▶ [TASK PROMPT]
Every line that contains the word "this" should be copied.

▶ [DATASET RECORDS]
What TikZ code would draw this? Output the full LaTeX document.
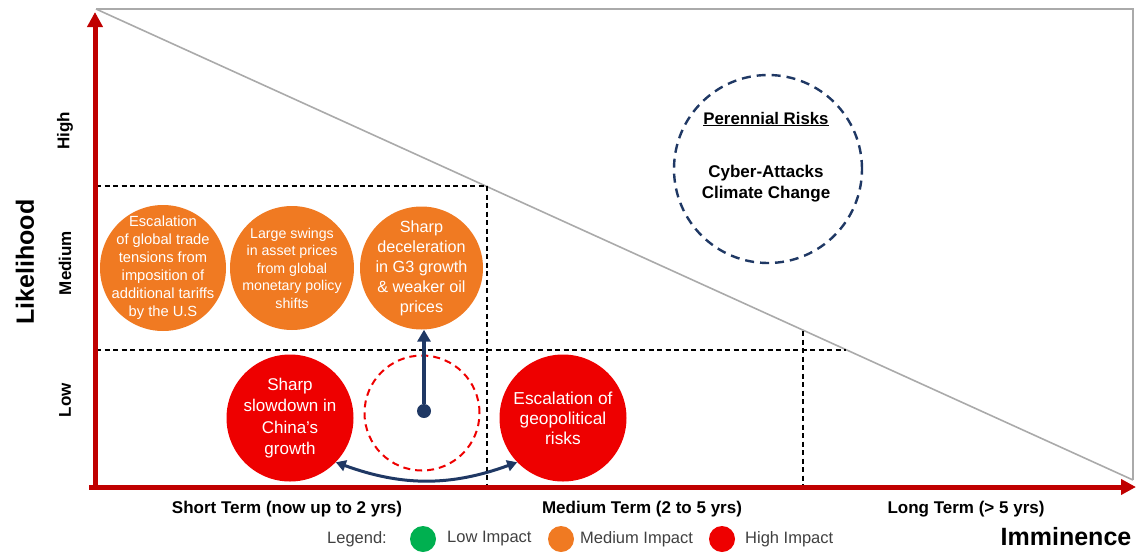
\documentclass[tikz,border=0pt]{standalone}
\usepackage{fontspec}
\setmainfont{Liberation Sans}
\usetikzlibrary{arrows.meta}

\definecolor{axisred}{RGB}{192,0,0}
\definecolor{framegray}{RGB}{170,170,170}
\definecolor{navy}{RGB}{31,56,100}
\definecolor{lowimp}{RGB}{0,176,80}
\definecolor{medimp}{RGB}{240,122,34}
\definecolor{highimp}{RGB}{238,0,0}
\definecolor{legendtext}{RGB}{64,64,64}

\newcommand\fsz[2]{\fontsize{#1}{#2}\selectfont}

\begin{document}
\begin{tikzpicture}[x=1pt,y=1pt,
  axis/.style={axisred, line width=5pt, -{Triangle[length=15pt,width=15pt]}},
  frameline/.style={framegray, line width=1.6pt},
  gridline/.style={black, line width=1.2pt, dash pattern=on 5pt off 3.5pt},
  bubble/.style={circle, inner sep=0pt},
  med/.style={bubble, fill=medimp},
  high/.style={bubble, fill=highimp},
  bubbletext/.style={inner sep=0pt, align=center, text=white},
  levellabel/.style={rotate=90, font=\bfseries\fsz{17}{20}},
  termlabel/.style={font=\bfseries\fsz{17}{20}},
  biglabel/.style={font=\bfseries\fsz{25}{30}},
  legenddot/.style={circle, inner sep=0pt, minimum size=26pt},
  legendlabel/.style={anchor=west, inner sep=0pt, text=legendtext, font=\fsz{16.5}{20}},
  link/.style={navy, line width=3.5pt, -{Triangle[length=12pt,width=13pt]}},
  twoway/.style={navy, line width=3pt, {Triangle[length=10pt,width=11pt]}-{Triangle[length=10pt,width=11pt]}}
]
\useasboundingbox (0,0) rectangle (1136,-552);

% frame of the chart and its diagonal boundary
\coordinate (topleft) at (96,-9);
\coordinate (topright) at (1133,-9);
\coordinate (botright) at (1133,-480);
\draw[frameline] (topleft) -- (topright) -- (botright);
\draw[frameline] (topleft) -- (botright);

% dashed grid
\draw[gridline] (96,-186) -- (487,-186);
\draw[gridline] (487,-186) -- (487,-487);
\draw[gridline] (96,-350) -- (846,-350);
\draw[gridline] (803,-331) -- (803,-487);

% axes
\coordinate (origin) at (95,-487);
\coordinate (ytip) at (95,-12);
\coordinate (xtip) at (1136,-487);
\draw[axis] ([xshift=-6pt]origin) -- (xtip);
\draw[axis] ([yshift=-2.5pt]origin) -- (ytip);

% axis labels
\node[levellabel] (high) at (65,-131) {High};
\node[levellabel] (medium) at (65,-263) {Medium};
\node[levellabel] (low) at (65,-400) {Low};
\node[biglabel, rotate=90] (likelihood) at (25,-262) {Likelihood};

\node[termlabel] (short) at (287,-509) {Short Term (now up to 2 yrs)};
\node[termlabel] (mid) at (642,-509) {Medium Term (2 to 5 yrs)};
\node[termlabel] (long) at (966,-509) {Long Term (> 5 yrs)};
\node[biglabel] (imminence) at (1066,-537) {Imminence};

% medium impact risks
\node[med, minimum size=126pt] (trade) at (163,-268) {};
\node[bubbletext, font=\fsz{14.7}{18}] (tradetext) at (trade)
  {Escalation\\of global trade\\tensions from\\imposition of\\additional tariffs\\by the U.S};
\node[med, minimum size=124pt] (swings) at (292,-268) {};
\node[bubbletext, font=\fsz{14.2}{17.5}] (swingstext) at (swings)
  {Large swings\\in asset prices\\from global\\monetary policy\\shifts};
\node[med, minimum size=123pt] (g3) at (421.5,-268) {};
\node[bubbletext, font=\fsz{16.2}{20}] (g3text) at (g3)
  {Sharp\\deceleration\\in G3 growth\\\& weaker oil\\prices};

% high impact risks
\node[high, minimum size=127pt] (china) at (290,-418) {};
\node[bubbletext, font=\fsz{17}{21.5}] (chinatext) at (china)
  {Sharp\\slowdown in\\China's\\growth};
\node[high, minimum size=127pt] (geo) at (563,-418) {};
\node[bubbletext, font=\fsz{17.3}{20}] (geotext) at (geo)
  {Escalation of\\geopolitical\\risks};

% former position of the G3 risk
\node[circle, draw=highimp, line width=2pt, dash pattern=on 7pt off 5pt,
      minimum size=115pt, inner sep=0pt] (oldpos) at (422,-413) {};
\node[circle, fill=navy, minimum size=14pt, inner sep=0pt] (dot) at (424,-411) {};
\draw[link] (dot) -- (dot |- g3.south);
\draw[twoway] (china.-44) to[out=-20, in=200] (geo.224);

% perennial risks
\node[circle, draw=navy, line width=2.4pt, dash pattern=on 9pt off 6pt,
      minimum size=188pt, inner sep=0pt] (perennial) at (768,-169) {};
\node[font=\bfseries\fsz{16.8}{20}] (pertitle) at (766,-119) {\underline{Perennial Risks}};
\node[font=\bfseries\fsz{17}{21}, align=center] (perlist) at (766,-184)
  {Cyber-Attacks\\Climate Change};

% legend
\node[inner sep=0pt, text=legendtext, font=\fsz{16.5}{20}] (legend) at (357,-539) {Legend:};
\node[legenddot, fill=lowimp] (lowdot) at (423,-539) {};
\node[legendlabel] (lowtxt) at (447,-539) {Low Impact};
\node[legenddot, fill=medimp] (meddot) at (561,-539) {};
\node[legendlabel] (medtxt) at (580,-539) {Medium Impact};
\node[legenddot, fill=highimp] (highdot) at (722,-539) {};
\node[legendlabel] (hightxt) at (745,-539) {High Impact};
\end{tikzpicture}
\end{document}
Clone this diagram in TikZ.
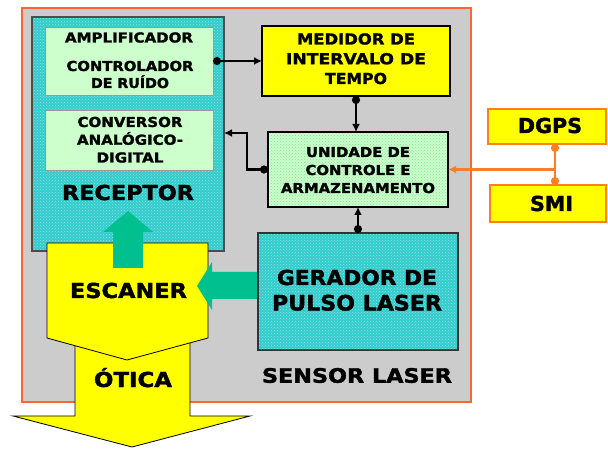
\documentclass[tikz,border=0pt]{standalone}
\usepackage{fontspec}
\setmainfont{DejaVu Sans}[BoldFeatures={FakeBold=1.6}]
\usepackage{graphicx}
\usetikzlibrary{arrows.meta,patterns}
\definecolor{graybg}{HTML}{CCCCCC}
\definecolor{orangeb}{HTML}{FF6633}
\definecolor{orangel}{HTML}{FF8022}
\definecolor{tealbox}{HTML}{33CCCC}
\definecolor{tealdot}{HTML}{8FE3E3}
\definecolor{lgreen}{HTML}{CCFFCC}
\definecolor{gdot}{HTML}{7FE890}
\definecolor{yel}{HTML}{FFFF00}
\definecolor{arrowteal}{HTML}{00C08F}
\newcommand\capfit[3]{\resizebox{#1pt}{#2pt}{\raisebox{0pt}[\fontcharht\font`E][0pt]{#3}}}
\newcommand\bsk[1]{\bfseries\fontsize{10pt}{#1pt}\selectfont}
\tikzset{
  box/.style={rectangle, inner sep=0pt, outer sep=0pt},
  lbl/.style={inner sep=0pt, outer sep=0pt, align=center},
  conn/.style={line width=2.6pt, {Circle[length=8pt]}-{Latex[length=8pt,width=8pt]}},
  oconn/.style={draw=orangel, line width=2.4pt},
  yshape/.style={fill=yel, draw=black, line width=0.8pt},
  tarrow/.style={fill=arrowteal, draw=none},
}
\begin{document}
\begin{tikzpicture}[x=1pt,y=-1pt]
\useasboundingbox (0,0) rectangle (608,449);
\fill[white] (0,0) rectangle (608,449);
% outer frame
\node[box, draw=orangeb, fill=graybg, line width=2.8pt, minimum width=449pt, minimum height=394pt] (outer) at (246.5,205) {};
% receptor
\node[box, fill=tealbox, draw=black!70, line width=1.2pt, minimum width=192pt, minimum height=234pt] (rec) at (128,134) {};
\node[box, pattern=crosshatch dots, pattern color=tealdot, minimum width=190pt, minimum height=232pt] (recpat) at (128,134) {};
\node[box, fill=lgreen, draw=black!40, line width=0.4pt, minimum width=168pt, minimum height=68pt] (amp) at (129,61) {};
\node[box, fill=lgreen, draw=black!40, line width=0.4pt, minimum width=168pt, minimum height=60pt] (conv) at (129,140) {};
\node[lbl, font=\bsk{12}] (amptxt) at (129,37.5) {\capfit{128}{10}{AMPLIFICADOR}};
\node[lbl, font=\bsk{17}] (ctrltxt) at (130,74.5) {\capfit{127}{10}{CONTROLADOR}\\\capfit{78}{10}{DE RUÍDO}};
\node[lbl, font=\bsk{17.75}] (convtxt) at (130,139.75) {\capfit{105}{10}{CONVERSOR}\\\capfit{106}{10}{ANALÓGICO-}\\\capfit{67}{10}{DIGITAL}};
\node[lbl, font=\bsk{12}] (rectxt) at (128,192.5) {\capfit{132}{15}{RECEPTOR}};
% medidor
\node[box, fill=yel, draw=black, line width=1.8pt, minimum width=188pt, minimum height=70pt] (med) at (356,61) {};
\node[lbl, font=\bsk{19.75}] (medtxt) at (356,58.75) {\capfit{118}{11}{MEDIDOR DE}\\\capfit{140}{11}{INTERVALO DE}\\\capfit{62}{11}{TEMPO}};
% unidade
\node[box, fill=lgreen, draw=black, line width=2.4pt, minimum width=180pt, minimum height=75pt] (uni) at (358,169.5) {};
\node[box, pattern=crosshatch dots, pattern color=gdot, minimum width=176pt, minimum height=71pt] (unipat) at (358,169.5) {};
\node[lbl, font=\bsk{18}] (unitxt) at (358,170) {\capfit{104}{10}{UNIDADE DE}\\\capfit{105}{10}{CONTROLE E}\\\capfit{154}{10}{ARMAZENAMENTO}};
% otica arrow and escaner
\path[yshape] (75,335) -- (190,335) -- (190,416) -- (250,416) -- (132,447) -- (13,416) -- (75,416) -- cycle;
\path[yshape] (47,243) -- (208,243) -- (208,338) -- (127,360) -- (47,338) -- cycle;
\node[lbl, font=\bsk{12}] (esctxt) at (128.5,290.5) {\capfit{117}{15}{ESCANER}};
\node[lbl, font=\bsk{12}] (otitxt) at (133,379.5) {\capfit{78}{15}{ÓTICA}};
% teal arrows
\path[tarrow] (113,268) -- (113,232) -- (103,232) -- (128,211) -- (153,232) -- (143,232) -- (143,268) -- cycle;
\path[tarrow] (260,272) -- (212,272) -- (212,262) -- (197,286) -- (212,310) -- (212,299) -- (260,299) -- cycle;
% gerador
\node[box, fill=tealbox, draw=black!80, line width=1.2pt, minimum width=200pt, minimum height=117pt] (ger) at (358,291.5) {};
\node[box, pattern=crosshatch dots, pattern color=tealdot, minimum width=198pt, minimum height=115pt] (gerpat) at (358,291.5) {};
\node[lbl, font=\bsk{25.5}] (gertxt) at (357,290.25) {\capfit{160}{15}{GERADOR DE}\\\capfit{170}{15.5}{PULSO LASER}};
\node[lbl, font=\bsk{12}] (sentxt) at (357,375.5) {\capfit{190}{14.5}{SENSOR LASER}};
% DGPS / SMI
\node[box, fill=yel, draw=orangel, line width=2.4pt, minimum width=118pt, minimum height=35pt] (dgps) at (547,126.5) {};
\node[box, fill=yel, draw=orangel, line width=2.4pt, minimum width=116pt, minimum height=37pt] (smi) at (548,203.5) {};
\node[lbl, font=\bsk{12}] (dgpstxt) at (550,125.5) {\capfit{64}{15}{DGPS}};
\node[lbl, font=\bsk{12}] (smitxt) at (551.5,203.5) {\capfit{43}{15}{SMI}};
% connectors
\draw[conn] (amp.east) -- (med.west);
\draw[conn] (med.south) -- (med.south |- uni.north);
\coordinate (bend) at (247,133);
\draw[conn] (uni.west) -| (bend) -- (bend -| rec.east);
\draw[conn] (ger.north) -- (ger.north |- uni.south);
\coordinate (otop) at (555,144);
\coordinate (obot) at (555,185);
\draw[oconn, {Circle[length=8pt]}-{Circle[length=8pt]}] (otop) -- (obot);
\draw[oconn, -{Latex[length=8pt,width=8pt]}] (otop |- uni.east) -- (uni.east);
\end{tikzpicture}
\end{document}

▶ [EXERCISE RESPONSE]
What TikZ code would draw this? Output the full LaTeX document.
Clone this diagram in TikZ.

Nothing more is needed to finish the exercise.